A las actividades físicas y de ocio también Rosa le suma las cognitivas, que no solo lleva a cabo en la asociación, sino que las trabaja también en casa. «Al hacer las cosas en la asociación te animas más, porque te apoyan», asegura.
Alguna vez tiene dificultad para encontrar la palabra que necesita, o, como ella dice, «pierde la onda», pero es solo una cuestión de segundos, los suficientes para respirar y darle tiempo a las palabras. Rosa cuenta que durante el confinamiento volvió a sufrir «un pampurrio», de nuevo el corazón, al que fue necesario colocarle un marcapasos, pero este nuevo traspié no le ha borrado ni un ápice de sus ganas de vivir.
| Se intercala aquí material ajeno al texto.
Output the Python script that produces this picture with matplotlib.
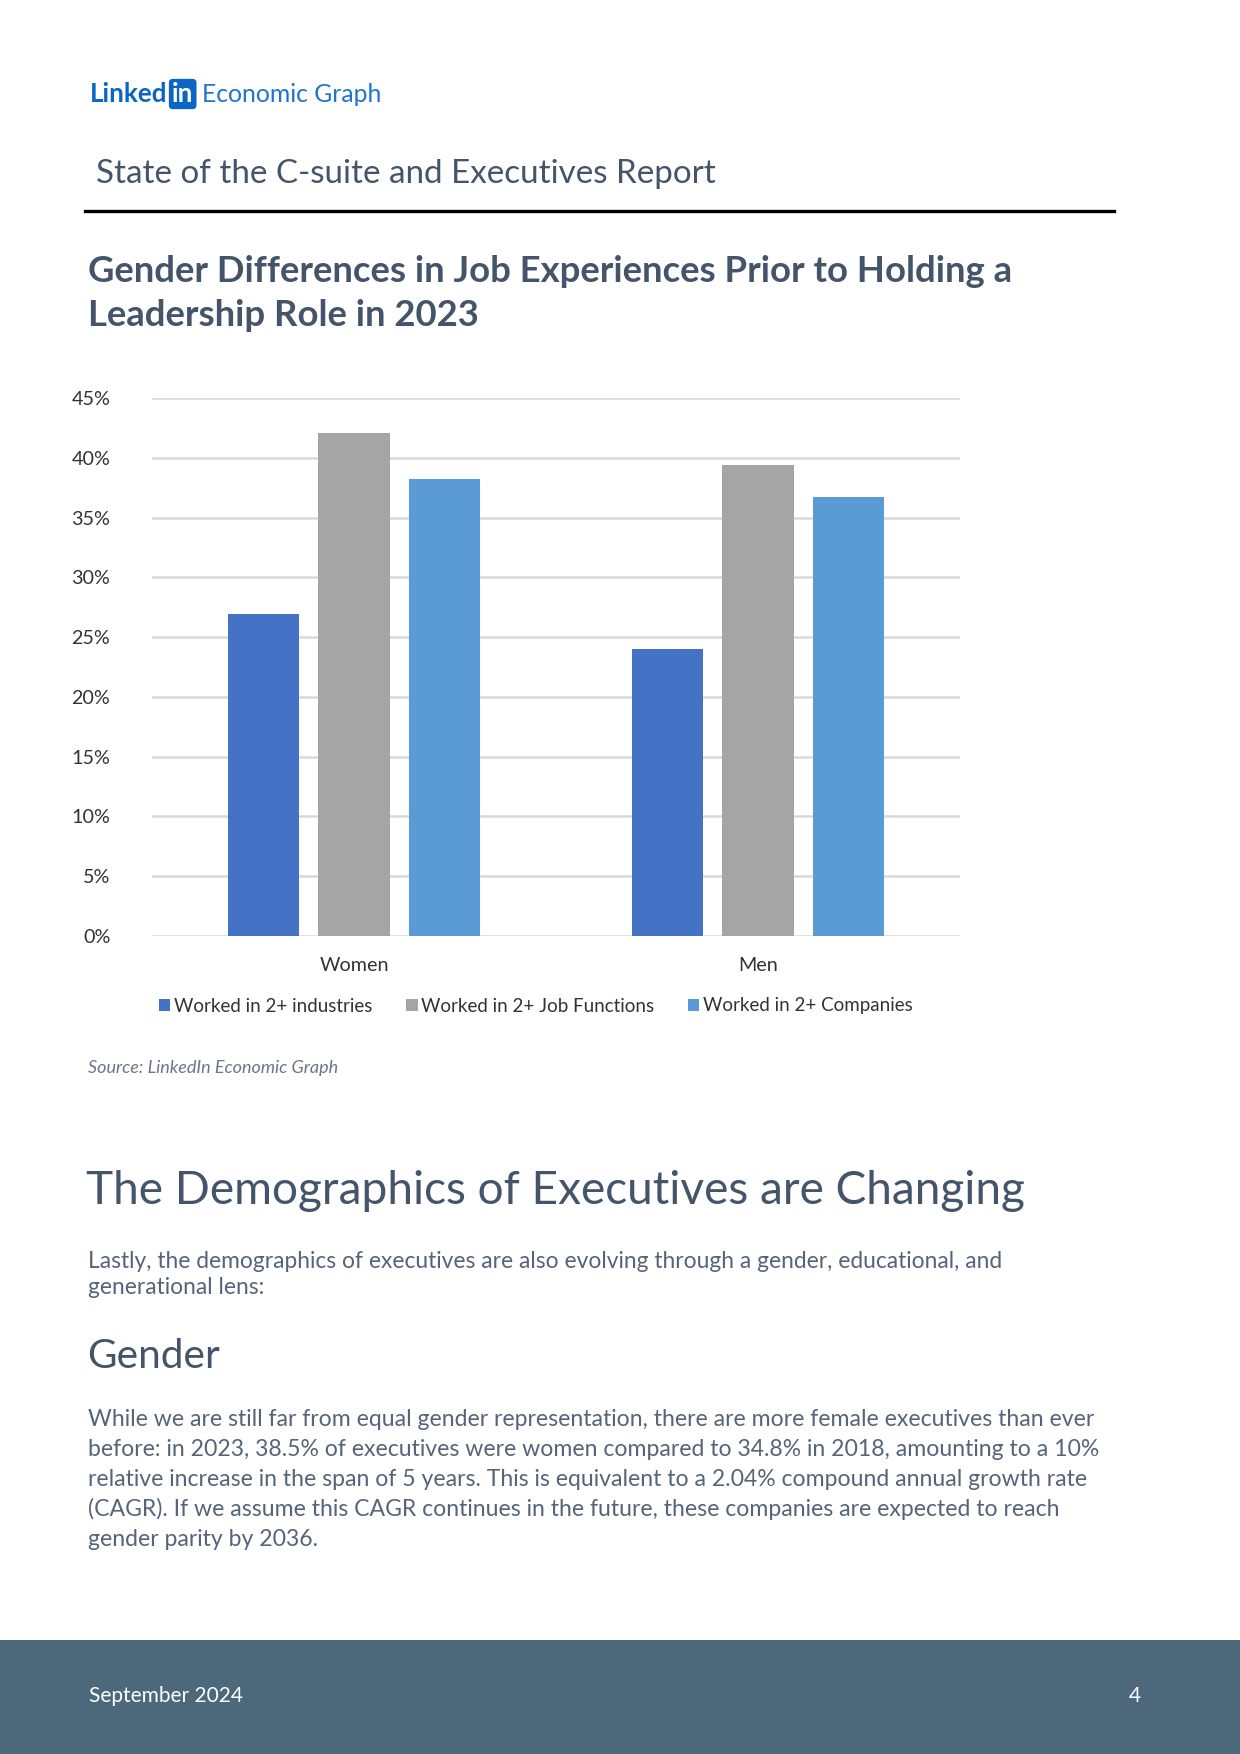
# LinkedIn Economic Graph - strana 4, graf podle pohlavi

import matplotlib.pyplot as plt
from matplotlib.patches import Rectangle
import numpy as np

# data
kategorie = ['Women', 'Men']
serie = ['Worked in 2+ industries', 'Worked in 2+ Job Functions', 'Worked in 2+ Companies']
industries = [26.9, 24.0]
job_functions = [42.1, 39.4]
companies = [38.2, 36.7]
y_ticks = [0, 5, 10, 15, 20, 25, 30, 35, 40, 45]

barvy = ['#4472c4', '#a5a5a5', '#5b9bd5']
tmava = '#44546a'   # nadpisy
text_barva = '#56647a'

plt.rcParams['font.family'] = ['Lato', 'DejaVu Sans']

W, H = 1240, 1754
fig = plt.figure(figsize=(W / 150, H / 150), dpi=150)

def px(x, y):
    # pixely (od leveho horniho rohu) -> souradnice obrazku
    return x / W, 1 - y / H

# hlavicka s logem
fig.text(*px(90, 94), 'Linked', color='#0a66c2', fontsize=12.5, fontweight='bold', va='center')
fig.text(*px(172, 94), 'in', color='white', fontsize=12.5, fontweight='bold', va='center',
         bbox=dict(boxstyle='round,pad=0.12,rounding_size=0.15', fc='#0a66c2', ec='none'))
fig.text(*px(202, 94), 'Economic Graph', color='#1f74cf', fontsize=11.9, va='center')

fig.text(*px(96, 174), 'State of the C-suite and Executives Report', color=tmava,
         fontsize=15.9, va='center')
fig.add_artist(plt.Line2D([85 / W, 1114 / W], [1 - 211 / H] * 2, color='black', lw=1.6))

# nadpis grafu
fig.text(*px(88, 272), 'Gender Differences in Job Experiences Prior to Holding a', color=tmava,
         fontsize=17.5, fontweight='bold', va='center')
fig.text(*px(88, 316), 'Leadership Role in 2023', color=tmava,
         fontsize=17.5, fontweight='bold', va='center')

# graf
ax = fig.add_axes([152 / W, 1 - 936 / H, (960 - 152) / W, (936 - 398) / H])
x = np.arange(len(kategorie))
sirka = 0.176
krok = 0.223
hodnoty = [industries, job_functions, companies]
sloupce = []
for i, (nazev, vals) in enumerate(zip(serie, hodnoty)):
    b = ax.bar(x + (i - 1) * krok, vals, width=sirka, color=barvy[i], label=nazev, zorder=3)
    sloupce.append(b)

ax.set_xlim(-0.5, 1.5)
ax.set_ylim(0, 45)
ax.set_yticks(y_ticks)
ax.set_yticklabels([f'{t}%' for t in y_ticks], fontsize=9.5, color='#333333')
ax.set_xticks(x)
ax.set_xticklabels(kategorie, fontsize=9.5, color='#333333')
ax.tick_params(axis='both', length=0)
ax.tick_params(axis='y', pad=20)
ax.tick_params(axis='x', pad=10)
ax.yaxis.grid(True, color='#d9d9d9', lw=1.2, zorder=0)
for s in ax.spines.values():
    s.set_visible(False)

fig.legend(handles=sloupce, labels=serie, loc='center', bbox_to_anchor=px(536, 1006), ncol=3,
           frameon=False, fontsize=9, handlelength=0.6, handleheight=0.6, handletextpad=0.2,
           columnspacing=1.8, labelcolor='#333333')

fig.text(*px(88, 1068), 'Source: LinkedIn Economic Graph', color='#6b7686', fontsize=8.65,
         fontstyle='italic', va='center')

# text pod grafem
fig.text(*px(86, 1191), 'The Demographics of Executives are Changing', color=tmava,
         fontsize=22.1, va='center')

odstavec1 = ['Lastly, the demographics of executives are also evolving through a gender, educational, and',
             'generational lens:']
for i, radek in enumerate(odstavec1):
    fig.text(*px(88, 1261 + i * 26), radek, color=text_barva, fontsize=10.9, va='center')

fig.text(*px(87, 1356), 'Gender', color=tmava, fontsize=19.5, va='center')

odstavec2 = ['While we are still far from equal gender representation, there are more female executives than ever',
             'before: in 2023, 38.5% of executives were women compared to 34.8% in 2018, amounting to a 10%',
             'relative increase in the span of 5 years. This is equivalent to a 2.04% compound annual growth rate',
             '(CAGR). If we assume this CAGR continues in the future, these companies are expected to reach',
             'gender parity by 2036.']
for i, radek in enumerate(odstavec2):
    fig.text(*px(88, 1419 + i * 30), radek, color=text_barva, fontsize=11.05, va='center')

# paticka
fig.add_artist(Rectangle((0, 0), 1, (H - 1640) / H, transform=fig.transFigure, color='#4c697c', lw=0))
fig.text(*px(89, 1696), 'September 2024', color='white', fontsize=10, va='center')
fig.text(*px(1141, 1696), '4', color='white', fontsize=10, va='center', ha='right')

fig.savefig('out.png', dpi=150)
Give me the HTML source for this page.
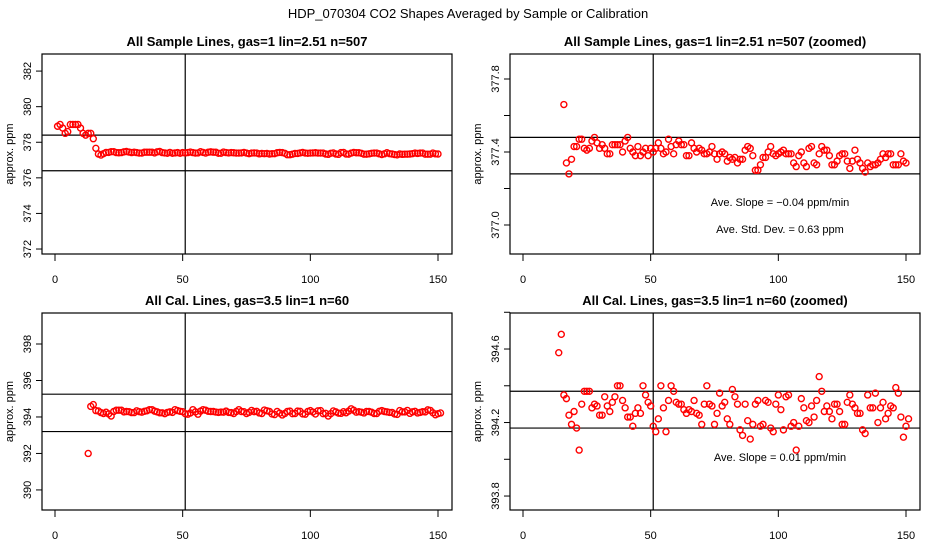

Sus hijas bromean con ella por la cantidad de trabajo que ha tenido durante la cuarentena, las actividades se le acumulaban y le preguntaban que si estaba «haciendo un máster». Esta cuarentena también le ha traído cosas que no le gustan, aunque las acepta: «Lo malo es que con esto del confinamiento las fiestas que nos organizábamos, que íbamos a comer por ahí a final de año, no podemos hacerlo».
Rosa quiere animar a todas las personas con daño cerebral adquirido a que se animen a unirse a la asociación. «Yo era de las retraídas que no quería ir. A los nuevos se les nota mucho al principio, supongo que es lo que me pasaría a mí. Solo observan y necesitan más ayuda para expresarse bien y tener ganas de conectar con los demás, eso lo he vivido en mí», pero afirma que merece la pena.
Además, cada vez son personas más jóvenes. «Ay, ay, ay. La presi tiene 50 años y ya hace un montón de años que le ha pasado. La gente joven tiene que cuidarse. Yo no he bebido nunca en mi vida, pero fumar... He estado muchísimos años, aunque mi marido no fumaba. Fue salir con el ictus y ya no volví a fumar un cigarro más», insiste.
Lo que no recuerda es haber sentido nada especial antes de que le pasara. «Esa noche le di muchas vueltas a que mi marido estaba en la UVI y me estuve toda la santa noche fumando. Al ir a levantarme no podía levantarme, hablaba mal, sabía que me estaba pasando algo, pero no que era un ictus, pensaba que era por haber fumado mucho y por la preocupación por mi marido. En el hospital me llevaban en silla de ruedas de la UVI del ictus a la UVI donde estaba mi marido», rememora.
Rosa solo se queja, y poco, porque dice que le cuesta «aprender los nombres» de las personas que conoce.«Se me olvidan enseguida los nombres que me dicen», afirma. Esta es, si acaso, la secuela más molesta para ella. «Al hospital ya iba tocada, porque tuve polio, así que iba cojita. Aunque no te creas, de joven yo me ponía tacones y todo», bromea. Aunque sí reconoce que cuando salió del ingreso tuvo que perder el «miedo a la gente» y lamenta la mala letra que le ha quedado a pesar de que las manos no se le han deformado. «Hay cosas que se me olvidan, pero supongo que a una casi 'ochentona' es normal que se le olviden», dice.
Rosa quiere lanzar un mensaje para todos los que como ella han sufrido daño cereblar adquirido: «Yo también pensaba que cómo sería ir a la asociación, si todos iríamos 'escoñaditos' el ambiente que habría, pero es estupendo, yo voy desde el 2017».
La risa resuena desde el otro lado del teléfono mientras la vida sigue. Porque Rosa y su vitalidad son contagiosas.